Pitfall # 1 – People Just Don’t Know What Trauma Can Do
Pitfall # 2 – People Don’t WANT to Acknowledge that a Child can be Traumatized.
There are lots of people who don’t want to know about how trauma impacts our children’s lives. Because if we look at the reality of how many adoptive or foster children are “at risk” from manifesting complications due to their traumatic pasts, it’s downright scary. So who are the people who really don’t WANT to know:
1. adoption professionals. Let’s face it; those whose business (albeit non-profit) is placing children for adoption don’t really want to know that some of the children they are attempting to place will require years and years of specialized therapies and interventions and parents who are willing and able to endure all this, and provide the child a loving, stable, therapeutic home despite all the child’s issues. It’s nearly impossible to find parents for those children who have been identified as having attachment disorder or other issues stemming from their trauma. It’s just as impossible to find professionals and resources to provide the therapies, support, respite and training that these families will need. Not to mention how much this all costs. So the pre-adoptive efforts to education parents on parenting traumatized children are not what they could (or should) be.

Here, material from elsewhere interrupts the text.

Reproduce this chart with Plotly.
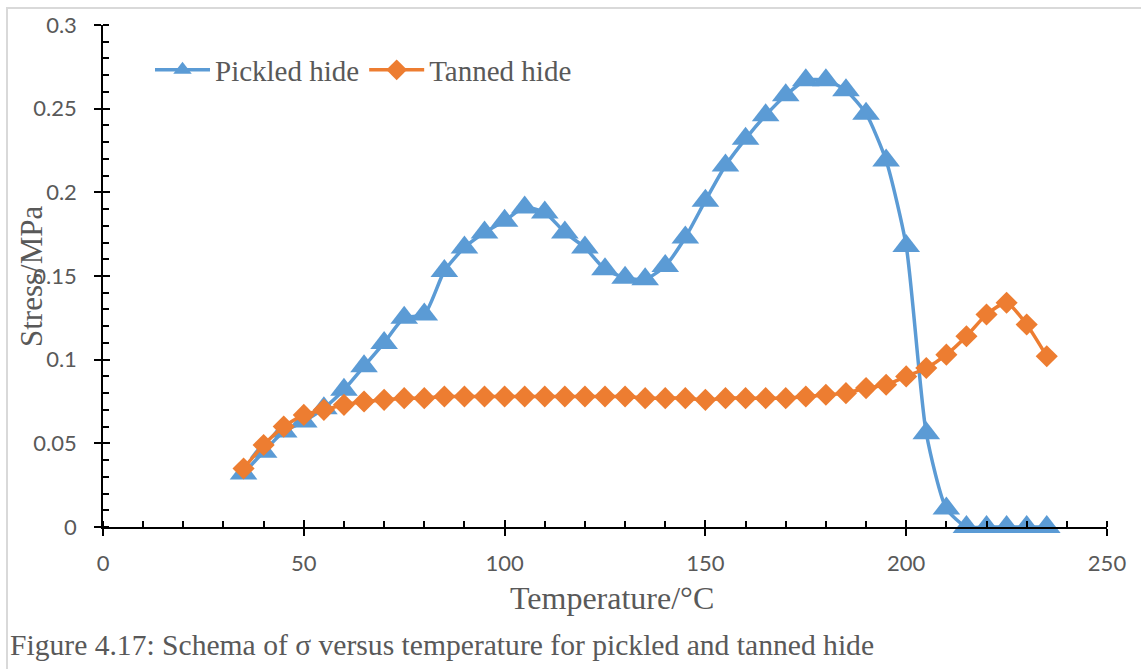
import plotly.graph_objects as go

temperature = [35, 40, 45, 50, 55, 60, 65, 70, 75, 80, 85, 90, 95, 100, 105, 110, 115, 120,
               125, 130, 135, 140, 145, 150, 155, 160, 165, 170, 175, 180, 185, 190, 195,
               200, 205, 210, 215, 220, 225, 230, 235]

pickled_hide = [0.032, 0.045, 0.057, 0.063, 0.071, 0.082, 0.096, 0.110, 0.125, 0.127,
                0.153, 0.167, 0.176, 0.183, 0.191, 0.188, 0.176, 0.167, 0.154, 0.149,
                0.148, 0.156, 0.173, 0.195, 0.216, 0.232, 0.246, 0.258, 0.267, 0.267,
                0.261, 0.247, 0.219, 0.168, 0.056, 0.011, 0.0, 0.0, 0.0, 0.0, 0.0]

tanned_hide = [0.035, 0.049, 0.060, 0.067, 0.070, 0.073, 0.075, 0.076, 0.077, 0.077,
               0.078, 0.078, 0.078, 0.078, 0.078, 0.078, 0.078, 0.078, 0.078, 0.078,
               0.077, 0.077, 0.077, 0.076, 0.077, 0.077, 0.077, 0.077, 0.078, 0.079,
               0.080, 0.083, 0.085, 0.090, 0.095, 0.103, 0.114, 0.127, 0.134, 0.121, 0.102]

x_ticks = [0, 50, 100, 150, 200, 250]
y_ticks = [0, 0.05, 0.1, 0.15, 0.2, 0.25, 0.3]
y_tick_text = ["0", "0.05", "0.1", "0.15", "0.2", "0.25", "0.3"]

BLUE = "#5B9BD5"
ORANGE = "#ED7D31"
GRAY = "#595959"
SERIF = "Liberation Serif, Times New Roman, serif"
SANS = "Lato, Open Sans, sans-serif"

W, H = 1141, 669
L, R, T, B = 103, 34, 25, 142
PW, PH = W - L - R, H - T - B

fig = go.Figure()
fig.add_trace(go.Scatter(
    x=temperature, y=pickled_hide, name="Pickled hide", mode="lines+markers",
    line=dict(color=BLUE, width=3.5, shape="spline", smoothing=0.6),
    marker=dict(symbol="triangle-up", size=24, color=BLUE),
    cliponaxis=False,
))
fig.add_trace(go.Scatter(
    x=temperature, y=tanned_hide, name="Tanned hide", mode="lines+markers",
    line=dict(color=ORANGE, width=3.5, shape="spline", smoothing=0.6),
    marker=dict(symbol="diamond", size=17, color=ORANGE),
    cliponaxis=False,
))
# empty helper trace so the overlay axes (inner half of crossing ticks) render
fig.add_trace(go.Scatter(x=[], y=[], xaxis="x2", yaxis="y2", showlegend=False, hoverinfo="skip"))

fig.update_layout(
    width=W, height=H,
    margin=dict(l=L, r=R, t=T, b=B),
    paper_bgcolor="white", plot_bgcolor="white",
    showlegend=True,
    legend=dict(
        orientation="h", x=(150 - L) / PW, y=1 - (70 - T) / PH,
        xanchor="left", yanchor="middle",
        font=dict(family=SERIF, size=29, color=GRAY),
        bgcolor="rgba(0,0,0,0)", itemwidth=55, tracegroupgap=0,
    ),
    xaxis=dict(
        range=[0, 250], tickvals=x_ticks, ticktext=[str(v) for v in x_ticks],
        showgrid=False, zeroline=False, showline=True, linecolor="black", linewidth=1.5,
        ticks="outside", ticklen=7, tickwidth=1.5, tickcolor="black",
        minor=dict(dtick=10, ticks="inside", ticklen=6, tickwidth=1.5, tickcolor="black", showgrid=False),
        tickfont=dict(family=SANS, size=22, color=GRAY), ticklabelstandoff=9,
    ),
    yaxis=dict(
        range=[0, 0.3], tickvals=y_ticks, ticktext=y_tick_text,
        showgrid=False, zeroline=False, showline=True, linecolor="black", linewidth=1.5,
        ticks="outside", ticklen=7, tickwidth=1.5, tickcolor="black",
        minor=dict(dtick=0.01, ticks="inside", ticklen=6, tickwidth=1.5, tickcolor="black", showgrid=False),
        tickfont=dict(family=SANS, size=22, color=GRAY), ticklabelstandoff=13,
    ),
    xaxis2=dict(
        range=[0, 250], overlaying="x", anchor="y2", side="bottom", tickvals=x_ticks,
        showticklabels=False, showgrid=False, zeroline=False, showline=False,
        ticks="inside", ticklen=7, tickwidth=1.5, tickcolor="black",
    ),
    yaxis2=dict(
        range=[0, 0.3], overlaying="y", anchor="x2", side="left", tickvals=y_ticks,
        showticklabels=False, showgrid=False, zeroline=False, showline=False,
        ticks="inside", ticklen=7, tickwidth=1.5, tickcolor="black",
    ),
    shapes=[dict(
        type="rect", xref="paper", yref="paper",
        x0=(7 - L) / PW, x1=(W + 20 - L) / PW,
        y0=1 - (H + 20 - T) / PH, y1=1 - (8 - T) / PH,
        line=dict(color="#D9D9D9", width=2), fillcolor="rgba(0,0,0,0)", layer="below",
    )],
    annotations=[
        dict(
            text="Temperature/°C",
            xref="paper", yref="paper", x=(612 - L) / PW, y=1 - (598 - T) / PH,
            xanchor="center", yanchor="middle", showarrow=False,
            font=dict(family=SERIF, size=32, color=GRAY),
        ),
        dict(
            text="Stress/MPa", textangle=-90,
            xref="paper", yref="paper", x=(31 - L) / PW, y=1 - (277 - T) / PH,
            xanchor="center", yanchor="middle", showarrow=False,
            font=dict(family=SERIF, size=31, color=GRAY),
        ),
        dict(
            text="Figure 4.17: Schema of σ versus temperature for pickled and tanned hide",
            xref="paper", yref="paper", x=(8 - L) / PW, y=1 - (645 - T) / PH,
            xanchor="left", yanchor="middle", showarrow=False,
            font=dict(family=SERIF, size=29.6, color=GRAY),
        ),
    ],
)

fig.write_html("out.html")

2. pre-adoptive parents. Before the adoption professionals cry foul, I readily admit that some do attempt to be forthright with their prospective parents and report that most pre-adoptive parents don’t want to hear it. We don’t want anything standing in our way of that “dream adoption”. And even those, who like me, could admit that there might be challenges, will read the “horror” stories and declare that it is not going to happen to them. Prospective parents dealing with infertility issues have an extra layer of desperation in their adoption dream that may lead to them totally rejecting any mention that the child’s past could greatly impact their ability to be a healthy member of the family. In those situations where pre-adoptive training is not mandatory, many pre-adopts never even bother to show up for class.

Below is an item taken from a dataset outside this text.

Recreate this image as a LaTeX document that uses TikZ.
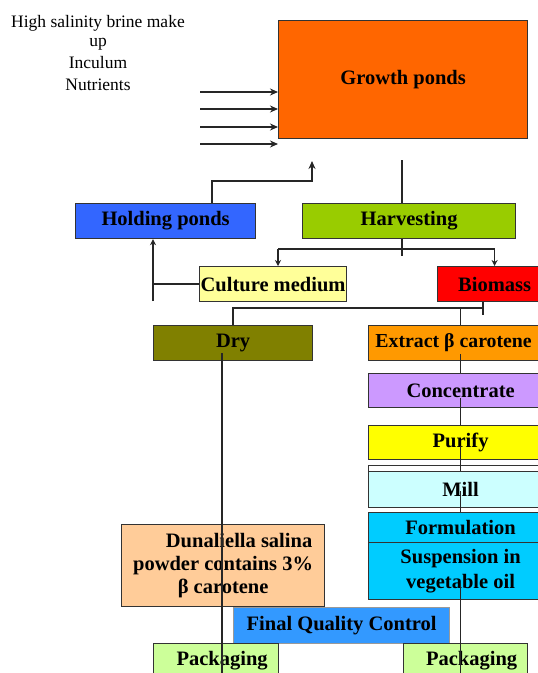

The interesting thing about this dichotomy is that a don’t-ask-don’t tell “dance” of sorts results. Adoption professionals make a mild mention of attachment difficulties or that a child’s early abuse/neglect background might result in delays. Prospective parents might give this information a nod, but not much more than a cursory glance. If a prospective parent happens upon information about how abuse, neglect and other maltreatment can produce traumatized children and mention it to the adoption professional, it is likely downplayed. After all, “children adopted from ______ or before the age of ______ are not nearly as likely to have those problems.” Let alone the dreaded Reactive Attachment Disorder. (Insert gasp here!)